Dave continues, saying that leadership often needs a reminder that statistics are only a jumping-off point:
I was super impressed with how the folks over at Slack approach interpreting the numbers in the team manager's stats view. Below the area where Slack presents data about team members' activity in Slack, Slack presents this message:"A note on team stats: we are giving you some facts about your team's usage of Slack. We try to carefully avoid implying any judgement of value or give a "meaning" for any particular number.
For example, someone might be not using Slack for several hours during the day because they are goofing off. On the other hand, they might be away from Slack because they are concentrating very hard on the work that you want them to do. We have no way of distinguishing those cases and we advise that anyone viewing these stats be careful not to infer anything which is not in the data."
I think something similar could be said about happiness report in Help Scout. The team member with the lowest happiness rating might be god awful at their job… or they be the most willing to take on difficult cases and angry customers. Ultimately, the numbers don't have all of the context, and the dangers of misrepresenting a team member's contributions and value are very real.
That last line cuts to the heart of the issue.
Numbers can paint an unfair picture of overall contribution to the team when they are taken out of context.
Stellar reps with intuitive people skills could be successfully handling elaborate demos and tackling 800 word tickets all day long. But they'd have an undeserved shadow cast on them by the "gamifiers" if their satisfaction ratings took a hit due to a willingness to work on the hard problems.
Related: The Lost Art of Candor in the Workplace
Finding a "Happy" Middle Ground
As mentioned by Dave, there are productivity and satisfaction metrics built right into Help Scout that any team can access . In light of this post, you might be wondering why they are included at all.

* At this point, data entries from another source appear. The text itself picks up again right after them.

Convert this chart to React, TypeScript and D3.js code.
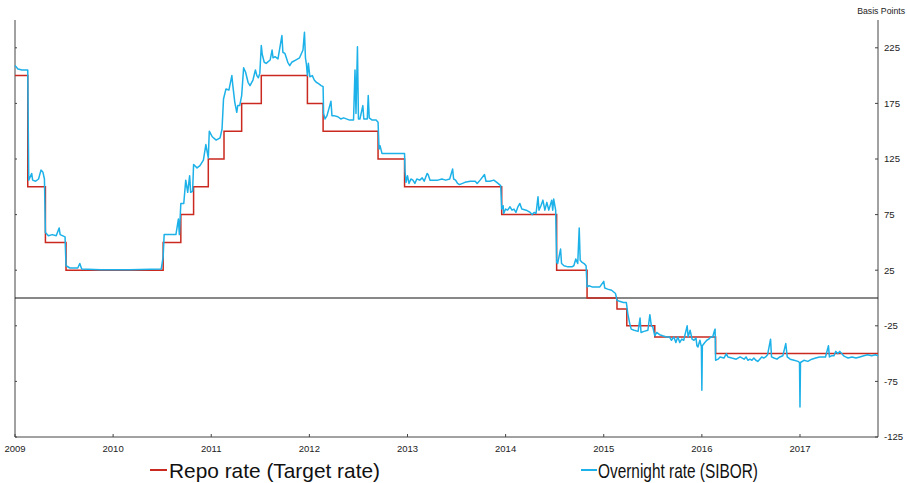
import React from "react";
import * as d3 from "d3";

// x values are decimal years, y values in basis points
const yearTicks = [2009, 2010, 2011, 2012, 2013, 2014, 2015, 2016, 2017];
const bpTicks = [225, 175, 125, 75, 25, -25, -75, -125];

const repoDates = [
  2009.0, 2009.13, 2009.31, 2009.52, 2010.51, 2010.69, 2010.82, 2010.97, 2011.13,
  2011.31, 2011.51, 2011.98, 2012.14, 2012.7, 2012.97, 2013.96, 2014.52, 2014.83,
  2015.135, 2015.235, 2015.52, 2016.14, 2017.795,
];
const repoValues = [
  200, 100, 50, 25, 50, 75, 100, 125, 150, 175, 200, 175, 150, 125, 100, 75, 25, 0,
  -10, -25, -35, -50, -50,
];

const overnight: [number, number][] = [
  [2009.0, 209], [2009.03, 206], [2009.07, 205], [2009.13, 205], [2009.14, 106],
  [2009.17, 112], [2009.18, 106], [2009.21, 105], [2009.24, 107], [2009.265, 115],
  [2009.285, 113], [2009.3, 107], [2009.31, 59], [2009.34, 56], [2009.38, 57],
  [2009.42, 56], [2009.45, 63], [2009.46, 57], [2009.51, 55], [2009.52, 29],
  [2009.56, 27], [2009.6, 27], [2009.64, 27], [2009.66, 31], [2009.68, 26],
  [2009.87, 25.5], [2010.17, 25.5], [2010.49, 26], [2010.51, 37], [2010.52, 57],
  [2010.58, 57], [2010.64, 57], [2010.665, 71], [2010.675, 57], [2010.69, 85],
  [2010.72, 85], [2010.74, 106], [2010.76, 95], [2010.78, 110], [2010.79, 95],
  [2010.81, 96], [2010.82, 120], [2010.855, 117], [2010.885, 119], [2010.92, 124],
  [2010.945, 138], [2010.97, 126], [2010.98, 150], [2011.01, 145], [2011.05, 142],
  [2011.09, 144], [2011.11, 152], [2011.125, 179], [2011.15, 188], [2011.18, 187],
  [2011.21, 200], [2011.22, 191], [2011.24, 176], [2011.26, 167], [2011.27, 173],
  [2011.29, 173], [2011.31, 182], [2011.33, 207], [2011.35, 203], [2011.375, 194],
  [2011.395, 191], [2011.425, 196], [2011.45, 205], [2011.465, 200], [2011.48, 198],
  [2011.495, 202], [2011.51, 227], [2011.52, 219], [2011.54, 212], [2011.56, 211],
  [2011.6, 214], [2011.62, 223], [2011.63, 216], [2011.65, 217], [2011.68, 215],
  [2011.72, 236], [2011.73, 221], [2011.75, 220], [2011.78, 212], [2011.8, 209],
  [2011.82, 212], [2011.86, 214], [2011.9, 216], [2011.935, 223], [2011.95, 239],
  [2011.96, 216], [2011.97, 210], [2011.98, 200], [2011.99, 211], [2012.005, 199],
  [2012.03, 200], [2012.05, 196], [2012.07, 194], [2012.09, 193], [2012.12, 191],
  [2012.14, 190], [2012.145, 166], [2012.16, 161], [2012.18, 164], [2012.22, 177],
  [2012.23, 164], [2012.25, 164], [2012.29, 163], [2012.32, 161], [2012.35, 162],
  [2012.41, 160], [2012.45, 160], [2012.465, 205], [2012.475, 166], [2012.49, 226],
  [2012.5, 161], [2012.515, 161], [2012.545, 173], [2012.555, 161], [2012.59, 161],
  [2012.6, 182], [2012.61, 162], [2012.64, 160], [2012.68, 160], [2012.7, 158],
  [2012.71, 134], [2012.72, 137], [2012.74, 130], [2012.8, 130], [2012.86, 130],
  [2012.92, 130], [2012.97, 130], [2012.975, 114], [2012.985, 104], [2013.0, 110],
  [2013.015, 103], [2013.035, 107], [2013.055, 106], [2013.075, 103], [2013.095, 107],
  [2013.125, 106], [2013.15, 108], [2013.17, 105], [2013.2, 112], [2013.21, 111],
  [2013.23, 106], [2013.27, 106], [2013.31, 106], [2013.35, 107], [2013.39, 106],
  [2013.43, 107], [2013.46, 116], [2013.47, 107], [2013.49, 106], [2013.51, 103],
  [2013.53, 102], [2013.585, 104], [2013.64, 105], [2013.69, 105], [2013.71, 103],
  [2013.74, 106], [2013.785, 111], [2013.8, 105], [2013.84, 105], [2013.88, 106],
  [2013.91, 104], [2013.95, 101], [2013.96, 80], [2013.975, 83], [2013.98, 76],
  [2014.0, 80], [2014.02, 79], [2014.045, 82], [2014.065, 79], [2014.085, 80],
  [2014.105, 77], [2014.125, 82], [2014.145, 85], [2014.165, 80], [2014.21, 79],
  [2014.25, 77], [2014.27, 75], [2014.29, 77], [2014.31, 76], [2014.33, 91],
  [2014.34, 79], [2014.36, 83], [2014.38, 88], [2014.4, 79], [2014.42, 86],
  [2014.44, 79], [2014.47, 88], [2014.48, 79], [2014.49, 89], [2014.51, 79],
  [2014.52, 32], [2014.53, 31], [2014.56, 44], [2014.57, 31], [2014.595, 29],
  [2014.635, 28], [2014.675, 28], [2014.695, 29], [2014.715, 35], [2014.735, 31],
  [2014.75, 63], [2014.76, 34], [2014.78, 32], [2014.8, 31], [2014.82, 29],
  [2014.83, 10], [2014.85, 11], [2014.88, 10], [2014.92, 10], [2014.96, 10],
  [2015.0, 15], [2015.01, 9], [2015.04, 8], [2015.08, 7], [2015.12, 4],
  [2015.135, -2], [2015.16, -3], [2015.2, -4], [2015.23, -4], [2015.235, -7],
  [2015.245, -14], [2015.265, -23], [2015.28, -28], [2015.31, -29], [2015.35, -30],
  [2015.37, -18], [2015.38, -31], [2015.41, -30], [2015.45, -29], [2015.47, -15],
  [2015.485, -25], [2015.5, -26], [2015.52, -34], [2015.54, -31], [2015.57, -33],
  [2015.6, -34], [2015.64, -35], [2015.67, -35], [2015.69, -38], [2015.715, -35],
  [2015.735, -40], [2015.755, -35], [2015.775, -40], [2015.795, -37], [2015.815, -38],
  [2015.85, -25], [2015.86, -35], [2015.88, -29], [2015.9, -37], [2015.92, -38],
  [2015.94, -36], [2015.95, -43], [2015.96, -44], [2015.98, -38], [2015.995, -44],
  [2016.0, -83], [2016.005, -43], [2016.03, -40], [2016.05, -38], [2016.07, -37],
  [2016.09, -35], [2016.11, -35], [2016.13, -29], [2016.135, -28], [2016.14, -56],
  [2016.165, -55], [2016.185, -53], [2016.225, -54], [2016.25, -50], [2016.265, -53],
  [2016.305, -54], [2016.35, -55], [2016.39, -53], [2016.43, -55], [2016.45, -53],
  [2016.47, -56], [2016.49, -55], [2016.51, -56], [2016.53, -54], [2016.55, -56],
  [2016.57, -57], [2016.59, -55], [2016.61, -53], [2016.63, -54], [2016.65, -53],
  [2016.67, -51], [2016.7, -37], [2016.71, -53], [2016.735, -54], [2016.765, -55],
  [2016.795, -53], [2016.825, -52], [2016.855, -41], [2016.87, -53], [2016.9, -55],
  [2016.94, -56], [2016.98, -57], [2016.995, -58], [2017.0, -98], [2017.005, -58],
  [2017.04, -56], [2017.08, -57], [2017.12, -55], [2017.16, -54], [2017.2, -53],
  [2017.24, -53], [2017.26, -53], [2017.29, -43], [2017.3, -53], [2017.32, -52],
  [2017.345, -52], [2017.365, -48], [2017.385, -50], [2017.405, -48], [2017.425, -50],
  [2017.445, -52], [2017.465, -53], [2017.49, -54], [2017.53, -53], [2017.57, -54],
  [2017.61, -53], [2017.65, -52], [2017.69, -51], [2017.73, -52], [2017.77, -51],
  [2017.795, -52],
];

const legendLabels = ["Repo rate (Target rate)", "Overnight rate (SIBOR)"];

const REPO_COLOR = "#c9291e";
const ON_COLOR = "#1cb1e8";

export default function App() {
  const width = 907;
  const height = 483;
  const left = 15;
  const right = 878;
  const top = 20;
  const bottom = 437;

  const x = d3.scaleLinear().domain([2009, 2017.795]).range([left, right]);
  const y = d3.scaleLinear().domain([-125, 250]).range([bottom, top]);

  const repo = repoDates.map((d, i) => [d, repoValues[i]] as [number, number]);

  const stepLine = d3
    .line<[number, number]>()
    .x((d) => x(d[0]))
    .y((d) => y(d[1]))
    .curve(d3.curveStepAfter);

  const line = d3
    .line<[number, number]>()
    .x((d) => x(d[0]))
    .y((d) => y(d[1]));

  const font = "'Liberation Sans', Arial, sans-serif";
  const axisColor = "#444";

  return (
    <svg
      width={width}
      height={height}
      style={{ position: "absolute", left: 0, top: 0, background: "#fff" }}
      fontFamily={font}
    >
      {/* frame: left, bottom, right */}
      <line x1={left} x2={left} y1={top} y2={bottom} stroke={axisColor} strokeWidth={1} />
      <line x1={left} x2={right} y1={bottom} y2={bottom} stroke={axisColor} strokeWidth={1} />
      <line x1={right} x2={right} y1={top} y2={bottom} stroke={axisColor} strokeWidth={1} />

      {/* zero line */}
      <line x1={left} x2={right} y1={y(0)} y2={y(0)} stroke="#111" strokeWidth={1} />

      {/* y ticks */}
      {bpTicks.map((t) => (
        <g key={t}>
          <line x1={right - 3} x2={right} y1={y(t)} y2={y(t)} stroke={axisColor} />
          <line x1={left} x2={left + 2} y1={y(t)} y2={y(t)} stroke={axisColor} />
          <text x={right + 6} y={y(t)} dy="0.35em" fontSize={9.6} fill="#222">
            {t}
          </text>
        </g>
      ))}
      <text x={905} y={14} textAnchor="end" fontSize={8.7} fill="#222">
        Basis Points
      </text>

      {/* x ticks */}
      {yearTicks.map((t) => (
        <g key={t}>
          <line x1={x(t)} x2={x(t)} y1={bottom - 3} y2={bottom} stroke={axisColor} />
          <text x={x(t)} y={452} textAnchor="middle" fontSize={9.5} fill="#222">
            {t}
          </text>
        </g>
      ))}

      {/* series */}
      <path d={stepLine(repo) ?? ""} fill="none" stroke={REPO_COLOR} strokeWidth={1.5} />
      <path
        d={line(overnight) ?? ""}
        fill="none"
        stroke={ON_COLOR}
        strokeWidth={1.5}
        strokeLinejoin="round"
      />

      {/* legend */}
      <line x1={150} x2={167} y1={470} y2={470} stroke={REPO_COLOR} strokeWidth={2} />
      <text
        x={169}
        y={478}
        fontSize={21}
        fill="#111"
        textLength={211}
        lengthAdjust="spacingAndGlyphs"
      >
        {legendLabels[0]}
      </text>
      <line x1={581} x2={597} y1={470} y2={470} stroke={ON_COLOR} strokeWidth={2} />
      <text
        x={598}
        y={478}
        fontSize={21}
        fill="#111"
        textLength={160}
        lengthAdjust="spacingAndGlyphs"
      >
        {legendLabels[1]}
      </text>
    </svg>
  );
}
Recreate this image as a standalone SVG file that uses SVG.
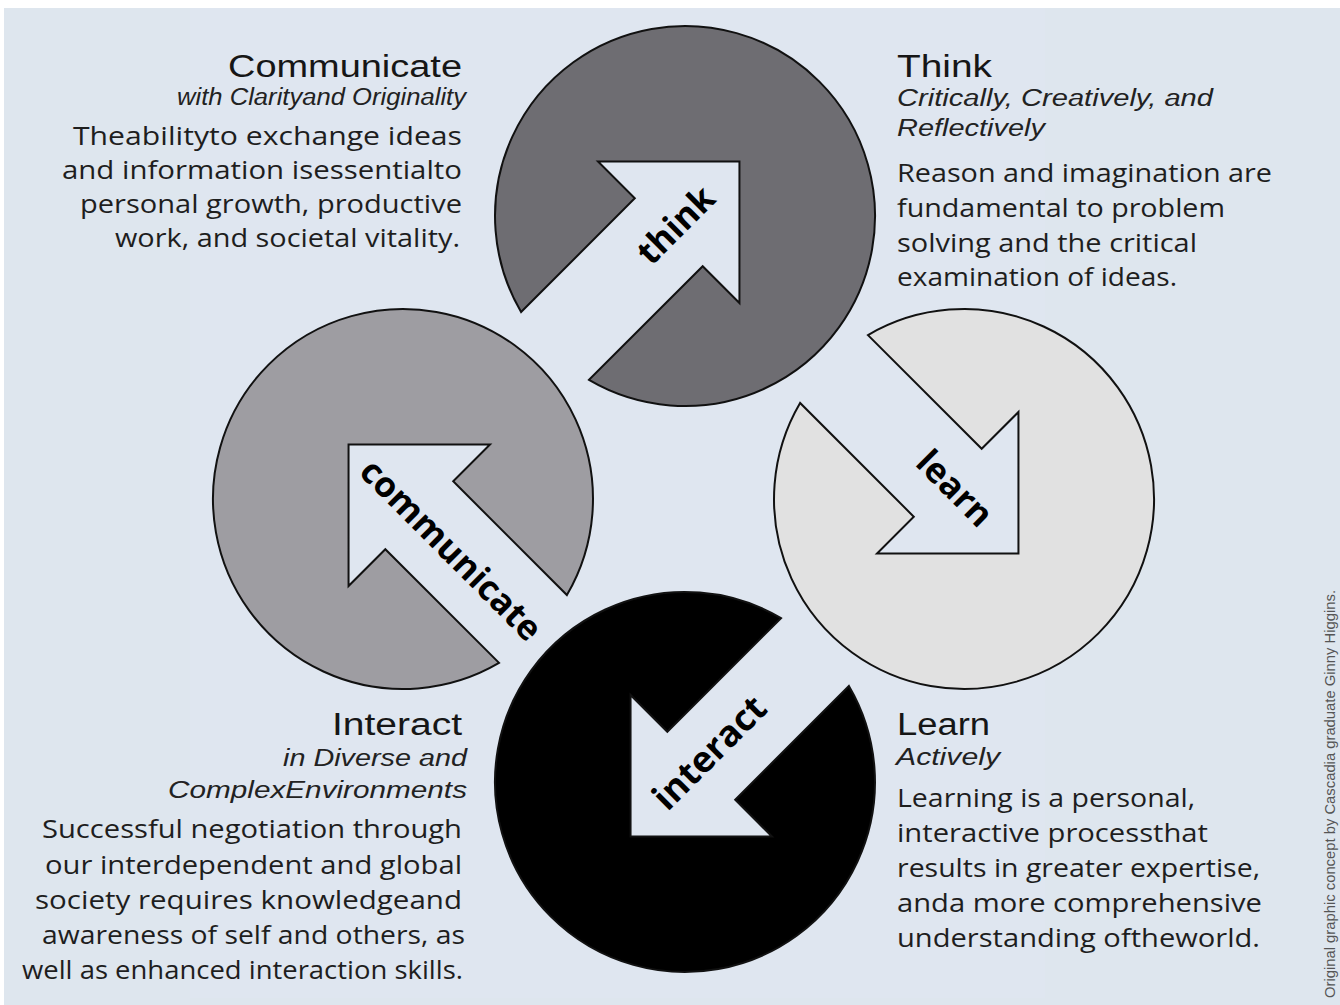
<svg xmlns="http://www.w3.org/2000/svg" width="1340" height="1005" viewBox="0 0 1340 1005">
  <defs>
    <path id="cut" d="M -183.8 -48 L -23 -48 L -23 -100 L 77 0 L -23 100 L -23 48 L -183.8 48 A 190 190 0 1 0 -183.8 -48 Z"/>
  </defs>
  <style>
    .disc { stroke: #111; stroke-width: 2; stroke-linejoin: miter; }
    .lbl { font-family: "Open Sans", "DejaVu Sans", sans-serif; font-weight: 700; font-size: 35px; fill: #000; text-anchor: middle; }
    .ttl { font-family: "Liberation Sans", Arial, sans-serif; font-size: 31px; fill: #161616; }
    .sub { font-family: "Liberation Sans", Arial, sans-serif; font-style: italic; font-size: 23px; fill: #222; }
    .body { font-family: "Open Sans", "DejaVu Sans", sans-serif; font-size: 26px; fill: #1e1e1e; }
    .end { text-anchor: end; }
    .credit { font-family: "Liberation Sans", Arial, sans-serif; font-size: 15px; fill: #555; }
  </style>

  <rect x="0" y="0" width="1340" height="1005" fill="#ffffff"/>
  <rect x="4" y="8" width="1336" height="997" fill="#dee6ee"/>
  <rect x="190" y="8" width="855" height="990" fill="#dfe6f0"/>

  <g id="connectors"/>

  <g id="node-think">
    <use href="#cut" class="disc" fill="#6e6d72" transform="translate(685 216) rotate(-45)"/>
    <text class="lbl" transform="translate(685 216) rotate(-45)" x="-13" y="12">think</text>
  </g>

  <g id="node-learn">
    <use href="#cut" class="disc" fill="#e1e1e1" transform="translate(964 499) rotate(45)"/>
    <text class="lbl" transform="translate(964 499) rotate(45)" x="-14" y="11">learn</text>
  </g>

  <g id="node-communicate">
    <use href="#cut" class="disc" fill="#9e9da2" transform="translate(403 499) rotate(225)"/>
    <text class="lbl" transform="translate(403 499) rotate(45)" x="70" y="14">communicate</text>
  </g>

  <g id="node-interact">
    <use href="#cut" class="disc" fill="#000000" transform="translate(685 782) rotate(135)"/>
    <text class="lbl" transform="translate(685 782) rotate(-45)" x="38" y="9" style="font-size:36px">interact</text>
  </g>

  <g id="text-communicate">
    <text class="ttl end" x="462" y="77" textLength="234" lengthAdjust="spacingAndGlyphs">Communicate</text>
    <text class="sub end" x="466" y="105" textLength="289" lengthAdjust="spacingAndGlyphs">with Clarityand Originality</text>
    <text class="body end" x="462" y="145" textLength="389" lengthAdjust="spacingAndGlyphs">Theabilityto exchange ideas</text>
    <text class="body end" x="462" y="179" textLength="400" lengthAdjust="spacingAndGlyphs">and information isessentialto</text>
    <text class="body end" x="462" y="213" textLength="382" lengthAdjust="spacingAndGlyphs">personal growth, productive</text>
    <text class="body end" x="460" y="247" textLength="345" lengthAdjust="spacingAndGlyphs">work, and societal vitality.</text>
  </g>

  <g id="text-think">
    <text class="ttl" x="897" y="77" textLength="95" lengthAdjust="spacingAndGlyphs">Think</text>
    <text class="sub" x="897" y="106" textLength="316" lengthAdjust="spacingAndGlyphs">Critically, Creatively, and</text>
    <text class="sub" x="897" y="136" textLength="148" lengthAdjust="spacingAndGlyphs">Reflectively</text>
    <text class="body" x="897" y="182" textLength="375" lengthAdjust="spacingAndGlyphs">Reason and imagination are</text>
    <text class="body" x="897" y="217" textLength="328" lengthAdjust="spacingAndGlyphs">fundamental to problem</text>
    <text class="body" x="897" y="252" textLength="300" lengthAdjust="spacingAndGlyphs">solving and the critical</text>
    <text class="body" x="897" y="286" textLength="280" lengthAdjust="spacingAndGlyphs">examination of ideas.</text>
  </g>

  <g id="text-interact">
    <text class="ttl end" x="462" y="735" textLength="130" lengthAdjust="spacingAndGlyphs">Interact</text>
    <text class="sub end" x="467" y="766" textLength="184" lengthAdjust="spacingAndGlyphs">in Diverse and</text>
    <text class="sub end" x="467" y="798" textLength="299" lengthAdjust="spacingAndGlyphs">ComplexEnvironments</text>
    <text class="body end" x="462" y="838" textLength="420" lengthAdjust="spacingAndGlyphs">Successful negotiation through</text>
    <text class="body end" x="462" y="874" textLength="417" lengthAdjust="spacingAndGlyphs">our interdependent and global</text>
    <text class="body end" x="462" y="909" textLength="427" lengthAdjust="spacingAndGlyphs">society requires knowledgeand</text>
    <text class="body end" x="465" y="944" textLength="423" lengthAdjust="spacingAndGlyphs">awareness of self and others, as</text>
    <text class="body end" x="463" y="979" textLength="441" lengthAdjust="spacingAndGlyphs">well as enhanced interaction skills.</text>
  </g>

  <g id="text-learn">
    <text class="ttl" x="897" y="735" textLength="93" lengthAdjust="spacingAndGlyphs">Learn</text>
    <text class="sub" x="896" y="765" textLength="104" lengthAdjust="spacingAndGlyphs">Actively</text>
    <text class="body" x="897" y="807" textLength="298" lengthAdjust="spacingAndGlyphs">Learning is a personal,</text>
    <text class="body" x="897" y="842" textLength="311" lengthAdjust="spacingAndGlyphs">interactive processthat</text>
    <text class="body" x="897" y="877" textLength="363" lengthAdjust="spacingAndGlyphs">results in greater expertise,</text>
    <text class="body" x="897" y="912" textLength="365" lengthAdjust="spacingAndGlyphs">anda more comprehensive</text>
    <text class="body" x="897" y="947" textLength="363" lengthAdjust="spacingAndGlyphs">understanding oftheworld.</text>
  </g>

  <g id="credit">
    <text class="credit" transform="translate(1335 998) rotate(-90)" x="0" y="0" textLength="408" lengthAdjust="spacingAndGlyphs">Original graphic concept by Cascadia graduate Ginny Higgins.</text>
  </g>
</svg>
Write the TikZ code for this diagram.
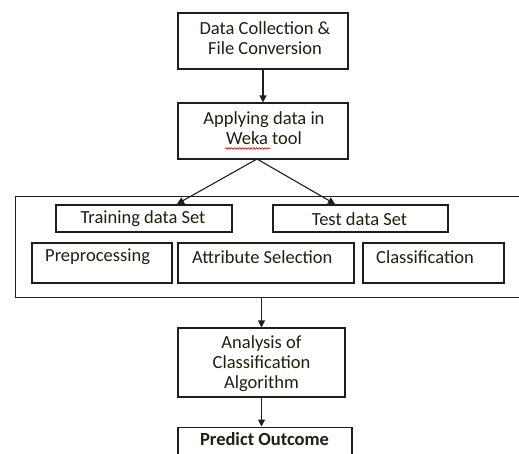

They exist because they serve to identify potential problems through careful interpretation. Dave shares how they would ideally be used; to get a high-level view of your team's performance:
Don't get me wrong though, I'm strongly in favor of happiness ratings. My belief is just that like any raw data, they need to be interpreted and used appropriately.
We use happiness ratings at Wistia not to understand who's better than whom, but to learn from negative customer experiences so we can improve.
If an employee has very low happiness ratings, something is wrong. But the data serves to initiate the investigation. It doesn't necessarily mean that the support rep is falling behind, just that there is a problem that needs to be fixed.
Perhaps they are exclusively tackling the toughest conversations. In that case, a one-on-one could easily decipher why and determine what might be done to create a better balance. In situations where customers left "thumbs down" feedback, where did things go wrong? Is the cited problem the interaction, the product, or something else?
In this way, the metrics serve to bring red flags to attention quickly and consistently. They help identify what is wrong, not what should be done next.
When metrics aren't serving as a yardstick for performance, team members make better decisions. They'll know that the recourse is to address the underlying issues, not try to climb their way back up the ladder by gaming the stats.
All of this recalls a talk from Stanford with a panel of entrepreneurs discussing product strategy. One of my favorite quotes from this session:
Every time that I've seen a product marketing or management person worry about the product before the customer, I think they've failed.
An addendum: every time I've seen a support department worry about the stats before the customer, I think they've failed.